▶ [Objective]: Reproduce, word for word, every line from the first one down to the line containing "Serif', 'Times New", and nothing else.

(Part of a data file)
※ ※ ※

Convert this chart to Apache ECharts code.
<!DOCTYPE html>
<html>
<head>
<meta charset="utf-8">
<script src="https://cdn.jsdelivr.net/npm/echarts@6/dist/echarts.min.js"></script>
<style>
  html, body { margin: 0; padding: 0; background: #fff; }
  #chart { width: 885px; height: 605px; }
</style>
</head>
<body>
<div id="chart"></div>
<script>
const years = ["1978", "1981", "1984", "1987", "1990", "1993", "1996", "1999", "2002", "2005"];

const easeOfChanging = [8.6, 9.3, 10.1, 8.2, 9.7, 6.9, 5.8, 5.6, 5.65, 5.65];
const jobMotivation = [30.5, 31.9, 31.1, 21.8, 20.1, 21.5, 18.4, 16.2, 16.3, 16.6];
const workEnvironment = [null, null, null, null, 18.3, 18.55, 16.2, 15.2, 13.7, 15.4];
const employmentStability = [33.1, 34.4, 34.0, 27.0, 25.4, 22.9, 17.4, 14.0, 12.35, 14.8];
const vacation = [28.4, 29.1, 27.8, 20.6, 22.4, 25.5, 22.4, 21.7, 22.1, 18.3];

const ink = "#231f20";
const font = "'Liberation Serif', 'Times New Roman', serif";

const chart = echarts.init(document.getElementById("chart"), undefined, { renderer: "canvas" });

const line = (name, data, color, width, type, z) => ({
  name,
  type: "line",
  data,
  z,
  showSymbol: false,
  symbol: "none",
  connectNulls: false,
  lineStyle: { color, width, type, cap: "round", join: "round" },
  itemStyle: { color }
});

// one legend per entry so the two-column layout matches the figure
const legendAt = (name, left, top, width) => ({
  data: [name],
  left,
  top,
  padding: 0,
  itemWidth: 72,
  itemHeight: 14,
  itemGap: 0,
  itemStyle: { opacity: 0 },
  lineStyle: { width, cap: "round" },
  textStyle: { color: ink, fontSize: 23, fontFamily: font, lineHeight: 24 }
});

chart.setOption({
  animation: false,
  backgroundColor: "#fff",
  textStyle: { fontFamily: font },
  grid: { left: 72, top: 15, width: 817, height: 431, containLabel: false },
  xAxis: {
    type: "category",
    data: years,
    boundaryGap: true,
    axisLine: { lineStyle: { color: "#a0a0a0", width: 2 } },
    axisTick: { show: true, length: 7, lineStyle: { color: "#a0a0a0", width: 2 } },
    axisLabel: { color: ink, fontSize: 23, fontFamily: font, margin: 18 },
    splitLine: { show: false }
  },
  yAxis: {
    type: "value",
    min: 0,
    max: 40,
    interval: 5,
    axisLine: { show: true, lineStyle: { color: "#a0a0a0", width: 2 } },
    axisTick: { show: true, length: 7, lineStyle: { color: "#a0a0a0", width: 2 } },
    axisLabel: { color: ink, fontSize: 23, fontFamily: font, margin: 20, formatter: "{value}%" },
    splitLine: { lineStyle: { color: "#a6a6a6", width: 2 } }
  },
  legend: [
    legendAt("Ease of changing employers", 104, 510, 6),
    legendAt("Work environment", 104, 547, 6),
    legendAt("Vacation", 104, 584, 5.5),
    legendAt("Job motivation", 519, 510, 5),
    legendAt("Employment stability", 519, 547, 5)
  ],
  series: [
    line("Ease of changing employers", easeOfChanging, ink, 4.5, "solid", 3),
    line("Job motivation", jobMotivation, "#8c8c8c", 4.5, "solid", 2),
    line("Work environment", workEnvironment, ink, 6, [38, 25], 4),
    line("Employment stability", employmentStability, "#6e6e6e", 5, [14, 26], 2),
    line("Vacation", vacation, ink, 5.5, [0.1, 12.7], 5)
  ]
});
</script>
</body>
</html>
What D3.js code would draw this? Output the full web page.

※ ※ ※

▶ [Answer to the exercise]:
Convert this chart to Apache ECharts code.
<!DOCTYPE html>
<html>
<head>
<meta charset="utf-8">
<script src="https://cdn.jsdelivr.net/npm/echarts@6/dist/echarts.min.js"></script>
<style>
  html, body { margin: 0; padding: 0; background: #fff; }
  #chart { width: 885px; height: 605px; }
</style>
</head>
<body>
<div id="chart"></div>
<script>
const years = ["1978", "1981", "1984", "1987", "1990", "1993", "1996", "1999", "2002", "2005"];

const easeOfChanging = [8.6, 9.3, 10.1, 8.2, 9.7, 6.9, 5.8, 5.6, 5.65, 5.65];
const jobMotivation = [30.5, 31.9, 31.1, 21.8, 20.1, 21.5, 18.4, 16.2, 16.3, 16.6];
const workEnvironment = [null, null, null, null, 18.3, 18.55, 16.2, 15.2, 13.7, 15.4];
const employmentStability = [33.1, 34.4, 34.0, 27.0, 25.4, 22.9, 17.4, 14.0, 12.35, 14.8];
const vacation = [28.4, 29.1, 27.8, 20.6, 22.4, 25.5, 22.4, 21.7, 22.1, 18.3];

const ink = "#231f20";
const font = "'Liberation Serif', 'Times New Roman', serif";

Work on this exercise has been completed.